The dreaded FTP test…. A test where you are asked to ride your bike as hard as you can for twenty minutes straight. Most would think this test strictly evaluates your strength as a cyclist. However, in order for this test to be accurate, you need to have the mental fortitude to push yourself as hard as you can for twenty LONG minutes. From my perspective this sort of test is as much a test of mental strength as it is a test of physical strength. Twenty minutes is a long time to push yourself as hard as you can! And how do you really know if your effort is at its maximum? Honestly, you don’t! And you probably can always push yourself a little bit harder as 99.9% of the time, your mind gives up before your body does. These sorts of prolonged “best effort” tests, such as an FTP test, a 6-minute run test, or any sustained max-effort interval, can be quite daunting for many athletes. Below are some mental strategies that I have found to be effective in helping survive and even thrive in these sorts of max effort intervals.
1) Break up the interval
Take your interval and divide it up into 3-4 subintervals. So for a 20-minute FTP test, break the test into 4 x 5 minute intervals. Even for 1-minute HARD efforts, I usually break the interval up into 3 x 20 second intervals. Take it one subinterval at a time, as shorter intervals are much more manageable to tackle mentally than long ones. I often come up with a theme or mantra for each interval, such as 1) “settle in” 2) “stay relaxed and consistent” 3) “focus on good form – keep pushing!” and 4) “push it all the way to the end – almost there!”

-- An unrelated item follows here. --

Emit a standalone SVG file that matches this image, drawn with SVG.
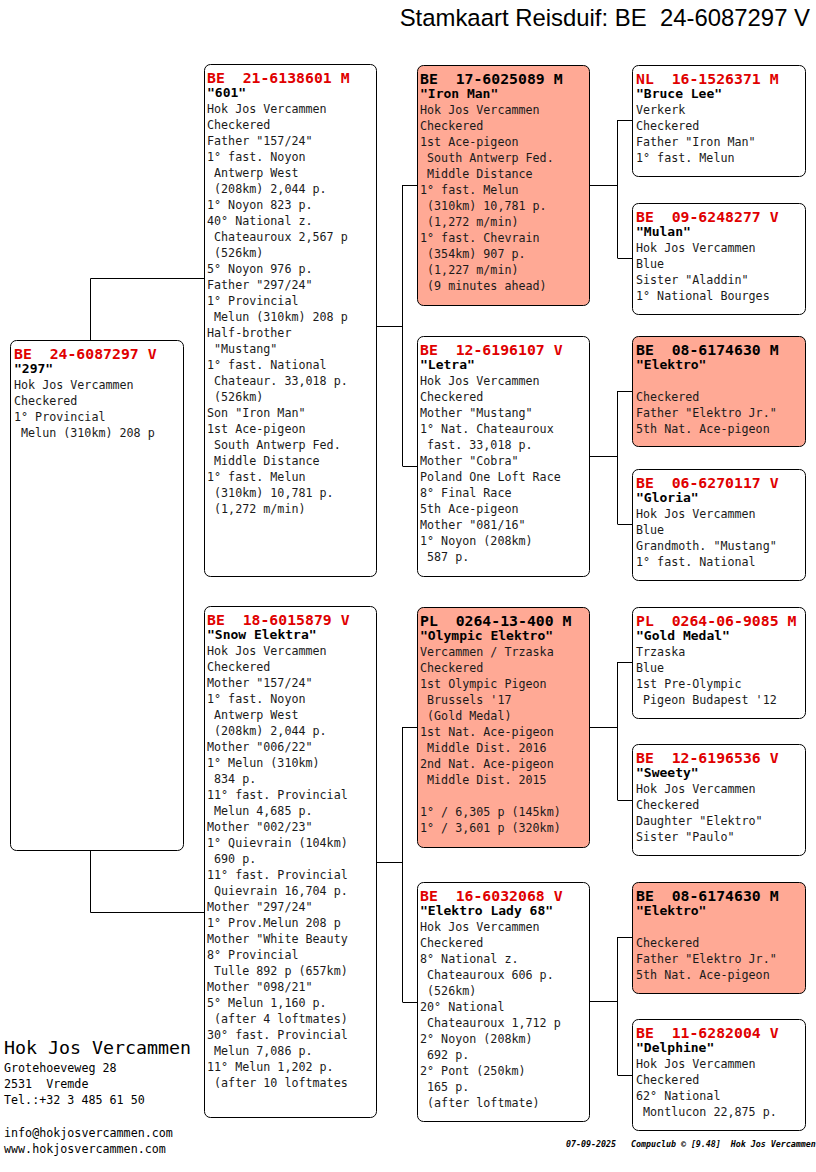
<svg xmlns="http://www.w3.org/2000/svg" width="816" height="1172" viewBox="0 0 816 1172" xml:space="preserve">
<style>
text{white-space:pre}
.box{fill:#ffffff;stroke:#000;stroke-width:1}
.hl{fill:#FFA995;stroke:#000;stroke-width:1}
.t{font-family:"DejaVu Sans Mono","Liberation Mono",monospace;font-size:11.7px;fill:#1a1a1a}
.h{font-family:"DejaVu Sans Mono","Liberation Mono",monospace;font-size:14.8px;font-weight:bold;fill:#E00000}
.hk{fill:#000}
.n{font-family:"DejaVu Sans Mono","Liberation Mono",monospace;font-size:13px;font-weight:bold;fill:#000}
.c{fill:none;stroke:#000;stroke-width:1}
.title{font-family:"Liberation Sans",Arial,sans-serif;font-size:23.9px;fill:#000}
</style>
<rect width="816" height="1172" fill="#fff"/>
<text class="title" x="810" y="26" text-anchor="end">Stamkaart Reisduif: BE  24-6087297 V</text>

<g id="connectors">
<path class="c" d="M90.5 340 V278.5 H204 M90.5 850 V912.5 H204"/>
<path class="c" d="M376 326.5 H402.5 M402.5 185 V466 M402.5 185.5 H417 M402.5 466.5 H417"/>
<path class="c" d="M376 862.5 H402.5 M402.5 727 V1002 M402.5 727.5 H417 M402.5 1002.5 H417"/>
<path class="c" d="M589 185.5 H617.5 M617.5 120 V258 M617.5 120.5 H632 M617.5 258.5 H632"/>
<path class="c" d="M589 456.5 H617.5 M617.5 391 V524 M617.5 391.5 H632 M617.5 524.5 H632"/>
<path class="c" d="M589 727.5 H617.5 M617.5 662 V800 M617.5 662.5 H632 M617.5 800.5 H632"/>
<path class="c" d="M589 1001.5 H617.5 M617.5 937 V1075 M617.5 937.5 H632 M617.5 1075.5 H632"/>
</g>

<g id="n297">
<rect class="box" x="10.5" y="340.5" width="173" height="510" rx="6"/>
<text class="h" x="14" y="359">BE  24-6087297 V</text>
<text class="n" x="14" y="373">"297"</text>
<text class="t"><tspan x="14" y="389">Hok Jos Vercammen</tspan><tspan x="14" dy="16">Checkered</tspan><tspan x="14" dy="16">1° Provincial</tspan><tspan x="14" dy="16"> Melun (310km) 208 p</tspan></text>
</g>

<g id="n601">
<rect class="box" x="204.5" y="64.5" width="172" height="512" rx="6"/>
<text class="h" x="207" y="83">BE  21-6138601 M</text>
<text class="n" x="207" y="97">"601"</text>
<text class="t"><tspan x="207" y="113">Hok Jos Vercammen</tspan><tspan x="207" dy="16">Checkered</tspan><tspan x="207" dy="16">Father "157/24"</tspan><tspan x="207" dy="16">1° fast. Noyon</tspan><tspan x="207" dy="16"> Antwerp West</tspan><tspan x="207" dy="16"> (208km) 2,044 p.</tspan><tspan x="207" dy="16">1° Noyon 823 p.</tspan><tspan x="207" dy="16">40° National z.</tspan><tspan x="207" dy="16"> Chateauroux 2,567 p</tspan><tspan x="207" dy="16"> (526km)</tspan><tspan x="207" dy="16">5° Noyon 976 p.</tspan><tspan x="207" dy="16">Father "297/24"</tspan><tspan x="207" dy="16">1° Provincial</tspan><tspan x="207" dy="16"> Melun (310km) 208 p</tspan><tspan x="207" dy="16">Half-brother</tspan><tspan x="207" dy="16"> "Mustang"</tspan><tspan x="207" dy="16">1° fast. National</tspan><tspan x="207" dy="16"> Chateaur. 33,018 p.</tspan><tspan x="207" dy="16"> (526km)</tspan><tspan x="207" dy="16">Son "Iron Man"</tspan><tspan x="207" dy="16">1st Ace-pigeon</tspan><tspan x="207" dy="16"> South Antwerp Fed.</tspan><tspan x="207" dy="16"> Middle Distance</tspan><tspan x="207" dy="16">1° fast. Melun</tspan><tspan x="207" dy="16"> (310km) 10,781 p.</tspan><tspan x="207" dy="16"> (1,272 m/min)</tspan></text>
</g>

<g id="nSnowElektra">
<rect class="box" x="204.5" y="606.5" width="172" height="511" rx="6"/>
<text class="h" x="207" y="625">BE  18-6015879 V</text>
<text class="n" x="207" y="639">"Snow Elektra"</text>
<text class="t"><tspan x="207" y="655">Hok Jos Vercammen</tspan><tspan x="207" dy="16">Checkered</tspan><tspan x="207" dy="16">Mother "157/24"</tspan><tspan x="207" dy="16">1° fast. Noyon</tspan><tspan x="207" dy="16"> Antwerp West</tspan><tspan x="207" dy="16"> (208km) 2,044 p.</tspan><tspan x="207" dy="16">Mother "006/22"</tspan><tspan x="207" dy="16">1° Melun (310km)</tspan><tspan x="207" dy="16"> 834 p.</tspan><tspan x="207" dy="16">11° fast. Provincial</tspan><tspan x="207" dy="16"> Melun 4,685 p.</tspan><tspan x="207" dy="16">Mother "002/23"</tspan><tspan x="207" dy="16">1° Quievrain (104km)</tspan><tspan x="207" dy="16"> 690 p.</tspan><tspan x="207" dy="16">11° fast. Provincial</tspan><tspan x="207" dy="16"> Quievrain 16,704 p.</tspan><tspan x="207" dy="16">Mother "297/24"</tspan><tspan x="207" dy="16">1° Prov.Melun 208 p</tspan><tspan x="207" dy="16">Mother "White Beauty</tspan><tspan x="207" dy="16">8° Provincial</tspan><tspan x="207" dy="16"> Tulle 892 p (657km)</tspan><tspan x="207" dy="16">Mother "098/21"</tspan><tspan x="207" dy="16">5° Melun 1,160 p.</tspan><tspan x="207" dy="16"> (after 4 loftmates)</tspan><tspan x="207" dy="16">30° fast. Provincial</tspan><tspan x="207" dy="16"> Melun 7,086 p.</tspan><tspan x="207" dy="16">11° Melun 1,202 p.</tspan><tspan x="207" dy="16"> (after 10 loftmates</tspan></text>
</g>

<g id="nIronMan">
<rect class="hl" x="417.5" y="65.5" width="172" height="240" rx="6"/>
<text class="h hk" x="420" y="84">BE  17-6025089 M</text>
<text class="n" x="420" y="98">"Iron Man"</text>
<text class="t"><tspan x="420" y="114">Hok Jos Vercammen</tspan><tspan x="420" dy="16">Checkered</tspan><tspan x="420" dy="16">1st Ace-pigeon</tspan><tspan x="420" dy="16"> South Antwerp Fed.</tspan><tspan x="420" dy="16"> Middle Distance</tspan><tspan x="420" dy="16">1° fast. Melun</tspan><tspan x="420" dy="16"> (310km) 10,781 p.</tspan><tspan x="420" dy="16"> (1,272 m/min)</tspan><tspan x="420" dy="16">1° fast. Chevrain</tspan><tspan x="420" dy="16"> (354km) 907 p.</tspan><tspan x="420" dy="16"> (1,227 m/min)</tspan><tspan x="420" dy="16"> (9 minutes ahead)</tspan></text>
</g>

<g id="nLetra">
<rect class="box" x="417.5" y="336.5" width="172" height="240" rx="6"/>
<text class="h" x="420" y="355">BE  12-6196107 V</text>
<text class="n" x="420" y="369">"Letra"</text>
<text class="t"><tspan x="420" y="385">Hok Jos Vercammen</tspan><tspan x="420" dy="16">Checkered</tspan><tspan x="420" dy="16">Mother "Mustang"</tspan><tspan x="420" dy="16">1° Nat. Chateauroux</tspan><tspan x="420" dy="16"> fast. 33,018 p.</tspan><tspan x="420" dy="16">Mother "Cobra"</tspan><tspan x="420" dy="16">Poland One Loft Race</tspan><tspan x="420" dy="16">8° Final Race</tspan><tspan x="420" dy="16">5th Ace-pigeon</tspan><tspan x="420" dy="16">Mother "081/16"</tspan><tspan x="420" dy="16">1° Noyon (208km)</tspan><tspan x="420" dy="16"> 587 p.</tspan></text>
</g>

<g id="nOlympicElektro">
<rect class="hl" x="417.5" y="607.5" width="172" height="240" rx="6"/>
<text class="h hk" x="420" y="626">PL  0264-13-400 M</text>
<text class="n" x="420" y="640">"Olympic Elektro"</text>
<text class="t"><tspan x="420" y="656">Vercammen / Trzaska</tspan><tspan x="420" dy="16">Checkered</tspan><tspan x="420" dy="16">1st Olympic Pigeon</tspan><tspan x="420" dy="16"> Brussels '17</tspan><tspan x="420" dy="16"> (Gold Medal)</tspan><tspan x="420" dy="16">1st Nat. Ace-pigeon</tspan><tspan x="420" dy="16"> Middle Dist. 2016</tspan><tspan x="420" dy="16">2nd Nat. Ace-pigeon</tspan><tspan x="420" dy="16"> Middle Dist. 2015</tspan><tspan x="420" dy="32">1° / 6,305 p (145km)</tspan><tspan x="420" dy="16">1° / 3,601 p (320km)</tspan></text>
</g>

<g id="nElektroLady68">
<rect class="box" x="417.5" y="882.5" width="172" height="239" rx="6"/>
<text class="h" x="420" y="901">BE  16-6032068 V</text>
<text class="n" x="420" y="915">"Elektro Lady 68"</text>
<text class="t"><tspan x="420" y="931">Hok Jos Vercammen</tspan><tspan x="420" dy="16">Checkered</tspan><tspan x="420" dy="16">8° National z.</tspan><tspan x="420" dy="16"> Chateauroux 606 p.</tspan><tspan x="420" dy="16"> (526km)</tspan><tspan x="420" dy="16">20° National</tspan><tspan x="420" dy="16"> Chateauroux 1,712 p</tspan><tspan x="420" dy="16">2° Noyon (208km)</tspan><tspan x="420" dy="16"> 692 p.</tspan><tspan x="420" dy="16">2° Pont (250km)</tspan><tspan x="420" dy="16"> 165 p.</tspan><tspan x="420" dy="16"> (after loftmate)</tspan></text>
</g>

<g id="nBruceLee">
<rect class="box" x="632.5" y="65.5" width="173" height="111" rx="6"/>
<text class="h" x="636" y="84">NL  16-1526371 M</text>
<text class="n" x="636" y="98">"Bruce Lee"</text>
<text class="t"><tspan x="636" y="114">Verkerk</tspan><tspan x="636" dy="16">Checkered</tspan><tspan x="636" dy="16">Father "Iron Man"</tspan><tspan x="636" dy="16">1° fast. Melun</tspan></text>
</g>

<g id="nMulan">
<rect class="box" x="632.5" y="203.5" width="173" height="111" rx="6"/>
<text class="h" x="636" y="222">BE  09-6248277 V</text>
<text class="n" x="636" y="236">"Mulan"</text>
<text class="t"><tspan x="636" y="252">Hok Jos Vercammen</tspan><tspan x="636" dy="16">Blue</tspan><tspan x="636" dy="16">Sister "Aladdin"</tspan><tspan x="636" dy="16">1° National Bourges</tspan></text>
</g>

<g id="nElektro1">
<rect class="hl" x="632.5" y="336.5" width="173" height="110" rx="6"/>
<text class="h hk" x="636" y="355">BE  08-6174630 M</text>
<text class="n" x="636" y="369">"Elektro"</text>
<text class="t"><tspan x="636" y="401">Checkered</tspan><tspan x="636" dy="16">Father "Elektro Jr."</tspan><tspan x="636" dy="16">5th Nat. Ace-pigeon</tspan></text>
</g>

<g id="nGloria">
<rect class="box" x="632.5" y="469.5" width="173" height="111" rx="6"/>
<text class="h" x="636" y="488">BE  06-6270117 V</text>
<text class="n" x="636" y="502">"Gloria"</text>
<text class="t"><tspan x="636" y="518">Hok Jos Vercammen</tspan><tspan x="636" dy="16">Blue</tspan><tspan x="636" dy="16">Grandmoth. "Mustang"</tspan><tspan x="636" dy="16">1° fast. National</tspan></text>
</g>

<g id="nGoldMedal">
<rect class="box" x="632.5" y="607.5" width="173" height="111" rx="6"/>
<text class="h" x="636" y="626">PL  0264-06-9085 M</text>
<text class="n" x="636" y="640">"Gold Medal"</text>
<text class="t"><tspan x="636" y="656">Trzaska</tspan><tspan x="636" dy="16">Blue</tspan><tspan x="636" dy="16">1st Pre-Olympic</tspan><tspan x="636" dy="16"> Pigeon Budapest '12</tspan></text>
</g>

<g id="nSweety">
<rect class="box" x="632.5" y="744.5" width="173" height="111" rx="6"/>
<text class="h" x="636" y="763">BE  12-6196536 V</text>
<text class="n" x="636" y="777">"Sweety"</text>
<text class="t"><tspan x="636" y="793">Hok Jos Vercammen</tspan><tspan x="636" dy="16">Checkered</tspan><tspan x="636" dy="16">Daughter "Elektro"</tspan><tspan x="636" dy="16">Sister "Paulo"</tspan></text>
</g>

<g id="nElektro2">
<rect class="hl" x="632.5" y="882.5" width="173" height="111" rx="6"/>
<text class="h hk" x="636" y="901">BE  08-6174630 M</text>
<text class="n" x="636" y="915">"Elektro"</text>
<text class="t"><tspan x="636" y="947">Checkered</tspan><tspan x="636" dy="16">Father "Elektro Jr."</tspan><tspan x="636" dy="16">5th Nat. Ace-pigeon</tspan></text>
</g>

<g id="nDelphine">
<rect class="box" x="632.5" y="1019.5" width="173" height="111" rx="6"/>
<text class="h" x="636" y="1038">BE  11-6282004 V</text>
<text class="n" x="636" y="1052">"Delphine"</text>
<text class="t"><tspan x="636" y="1068">Hok Jos Vercammen</tspan><tspan x="636" dy="16">Checkered</tspan><tspan x="636" dy="16">62° National</tspan><tspan x="636" dy="16"> Montlucon 22,875 p.</tspan></text>
</g>

<g id="footer">
<text x="4" y="1054" style="font-family:'DejaVu Sans Mono','Liberation Mono',monospace;font-size:18.3px;fill:#000">Hok Jos Vercammen</text>
<text class="t" style="fill:#000"><tspan x="4" y="1072">Grotehoeveweg 28</tspan><tspan x="4" dy="16">2531  Vremde</tspan><tspan x="4" dy="16">Tel.:+32 3 485 61 50</tspan><tspan x="4" dy="33">info@hokjosvercammen.com</tspan><tspan x="4" dy="16">www.hokjosvercammen.com</tspan></text>
<text x="566" y="1147" style="font-family:'DejaVu Sans Mono','Liberation Mono',monospace;font-size:8.3px;font-style:italic;font-weight:bold;fill:#000">07-09-2025   Compuclub © [9.48]  Hok Jos Vercammen</text>
</g>
</svg>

2) Change your focus of attention
You will drive yourself crazy if you stare at the power numbers or the elapsed time for the duration of the interval. I recommend continuously changing your focus. Look at your power numbers to see if you are on target, watch your cadence for a while, check your HR, check the time, think about your form and watch your knee alignment, etc. Every 5-10 seconds shift your focus to something different. The time will pass much more quickly if your attention moves around.

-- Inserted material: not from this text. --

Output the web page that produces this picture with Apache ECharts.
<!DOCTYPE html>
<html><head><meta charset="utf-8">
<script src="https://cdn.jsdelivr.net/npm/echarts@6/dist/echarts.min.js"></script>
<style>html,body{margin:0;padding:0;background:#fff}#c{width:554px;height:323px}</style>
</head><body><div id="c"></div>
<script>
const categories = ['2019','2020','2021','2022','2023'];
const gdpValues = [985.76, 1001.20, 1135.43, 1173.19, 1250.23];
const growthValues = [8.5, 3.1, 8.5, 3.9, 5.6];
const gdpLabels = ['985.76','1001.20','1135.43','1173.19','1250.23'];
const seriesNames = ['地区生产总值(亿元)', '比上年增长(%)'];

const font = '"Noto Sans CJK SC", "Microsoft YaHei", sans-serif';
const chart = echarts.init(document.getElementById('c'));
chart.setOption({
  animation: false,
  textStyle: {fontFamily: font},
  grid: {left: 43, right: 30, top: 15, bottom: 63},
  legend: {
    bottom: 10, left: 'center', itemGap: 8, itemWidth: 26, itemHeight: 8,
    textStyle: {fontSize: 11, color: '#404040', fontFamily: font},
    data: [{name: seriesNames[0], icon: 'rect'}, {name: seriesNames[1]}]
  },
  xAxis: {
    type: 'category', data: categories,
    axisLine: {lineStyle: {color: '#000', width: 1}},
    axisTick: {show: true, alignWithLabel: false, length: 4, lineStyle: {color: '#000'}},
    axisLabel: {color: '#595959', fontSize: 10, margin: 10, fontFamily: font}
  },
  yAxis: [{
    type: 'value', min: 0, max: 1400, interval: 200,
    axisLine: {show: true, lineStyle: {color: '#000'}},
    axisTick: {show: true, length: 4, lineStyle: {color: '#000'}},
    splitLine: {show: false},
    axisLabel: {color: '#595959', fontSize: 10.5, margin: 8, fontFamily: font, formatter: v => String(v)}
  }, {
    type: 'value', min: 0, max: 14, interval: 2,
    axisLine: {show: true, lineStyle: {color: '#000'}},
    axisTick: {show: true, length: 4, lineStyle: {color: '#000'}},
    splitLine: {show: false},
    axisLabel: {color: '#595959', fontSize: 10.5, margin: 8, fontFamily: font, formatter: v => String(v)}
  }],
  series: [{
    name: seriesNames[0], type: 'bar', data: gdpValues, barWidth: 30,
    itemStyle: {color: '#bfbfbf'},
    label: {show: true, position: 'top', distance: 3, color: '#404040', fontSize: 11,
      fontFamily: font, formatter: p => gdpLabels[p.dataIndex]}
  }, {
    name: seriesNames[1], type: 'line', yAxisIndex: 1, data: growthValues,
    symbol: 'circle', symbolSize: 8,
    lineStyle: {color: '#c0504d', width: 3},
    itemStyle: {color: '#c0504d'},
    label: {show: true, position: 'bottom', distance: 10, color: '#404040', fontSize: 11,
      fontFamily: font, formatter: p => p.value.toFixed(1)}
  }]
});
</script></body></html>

3) Focus on inputs rather than outputs
Focus on what you can control rather than thinking about the outcome of the test. I would recommend not fixating on a power target or a pace target for a test such as this one. Instead, focus on what you can control. I like to use cadence for example. If you can match your power target with a specific cadence, focus your attention on matching the cadence target. It’s easier to tell yourself to “pedal faster” and pick up your cadence than to produce more power. Similarly in a run test, focus on good technique and quick turnover versus telling yourself to “run faster”. Focus specifically on what you can control; then look at the results at the end of the test!
You will hit a point where you get tired and wonder if you can continue to push at this level of exertion. This usually occurs for me during the last ¼ of the test. I always resort to counting to get myself through those difficult moments where I just want to back off and ease up. Count to twenty, check your numbers, check the time, reset, count to twenty again, repeat, repeat, repeat, a few more times… And then you are done! It’s amazing how the mindless task of counting to twenty can take your mind OFF the discomfort and keep you going until the end.

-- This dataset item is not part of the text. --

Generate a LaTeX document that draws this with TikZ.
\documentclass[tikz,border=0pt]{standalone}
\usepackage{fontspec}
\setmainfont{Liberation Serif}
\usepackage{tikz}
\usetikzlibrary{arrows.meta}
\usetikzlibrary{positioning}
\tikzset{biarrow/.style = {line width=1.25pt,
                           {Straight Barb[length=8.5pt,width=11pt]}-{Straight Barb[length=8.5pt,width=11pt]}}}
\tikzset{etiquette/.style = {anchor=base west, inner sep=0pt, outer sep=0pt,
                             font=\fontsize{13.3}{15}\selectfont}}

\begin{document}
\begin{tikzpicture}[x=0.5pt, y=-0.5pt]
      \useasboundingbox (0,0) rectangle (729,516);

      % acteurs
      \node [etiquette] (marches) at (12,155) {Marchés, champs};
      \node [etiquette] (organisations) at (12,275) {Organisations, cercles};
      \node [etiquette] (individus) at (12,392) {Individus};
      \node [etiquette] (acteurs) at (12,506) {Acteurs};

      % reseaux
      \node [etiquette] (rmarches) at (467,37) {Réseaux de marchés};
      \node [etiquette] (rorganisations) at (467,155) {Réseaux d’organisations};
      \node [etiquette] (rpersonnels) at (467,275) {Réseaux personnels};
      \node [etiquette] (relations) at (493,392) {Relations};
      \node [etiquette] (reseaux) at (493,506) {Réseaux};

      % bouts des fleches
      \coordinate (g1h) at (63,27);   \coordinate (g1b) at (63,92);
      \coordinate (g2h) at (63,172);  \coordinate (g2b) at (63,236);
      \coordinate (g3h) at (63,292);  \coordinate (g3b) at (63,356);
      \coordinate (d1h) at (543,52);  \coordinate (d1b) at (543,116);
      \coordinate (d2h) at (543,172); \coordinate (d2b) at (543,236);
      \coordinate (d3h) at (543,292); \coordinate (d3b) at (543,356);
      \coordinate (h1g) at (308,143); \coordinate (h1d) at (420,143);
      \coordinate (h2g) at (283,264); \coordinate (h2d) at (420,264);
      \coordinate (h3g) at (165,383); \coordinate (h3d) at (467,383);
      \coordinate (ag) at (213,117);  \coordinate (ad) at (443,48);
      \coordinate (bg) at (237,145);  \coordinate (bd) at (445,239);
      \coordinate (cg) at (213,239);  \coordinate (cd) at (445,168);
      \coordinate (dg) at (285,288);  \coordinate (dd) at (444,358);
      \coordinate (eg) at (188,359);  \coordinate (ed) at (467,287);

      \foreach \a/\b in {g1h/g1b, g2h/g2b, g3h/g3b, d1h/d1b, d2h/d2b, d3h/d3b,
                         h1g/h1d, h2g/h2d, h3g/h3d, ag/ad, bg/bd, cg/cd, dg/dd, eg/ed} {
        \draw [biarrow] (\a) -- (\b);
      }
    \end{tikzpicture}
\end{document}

5) Evaluate your effort objectively and move forward
When you are finished, evaluate your effort. If you felt like you gave it your best effort and did not hold back, you should feel satisfied. If you were able to increase your effort throughout the interval, realize that next time you can start off a bit harder. If you didn’t meet your targets, think about the situation objectively. Maybe you weren’t well rested, maybe you were fatigued from previous workouts, maybe you haven’t been fueling well, or maybe your training has been erratic. Don’t take these tests personally. Think objectively; learn from the experience, all in an effort to make yourself a better athlete moving forward.
So rather than dreading your next FTP test, I hope after reading this blog post, you will welcome it with open arms. Remember that the physical piece comes with training. But the mental piece is entirely within your control.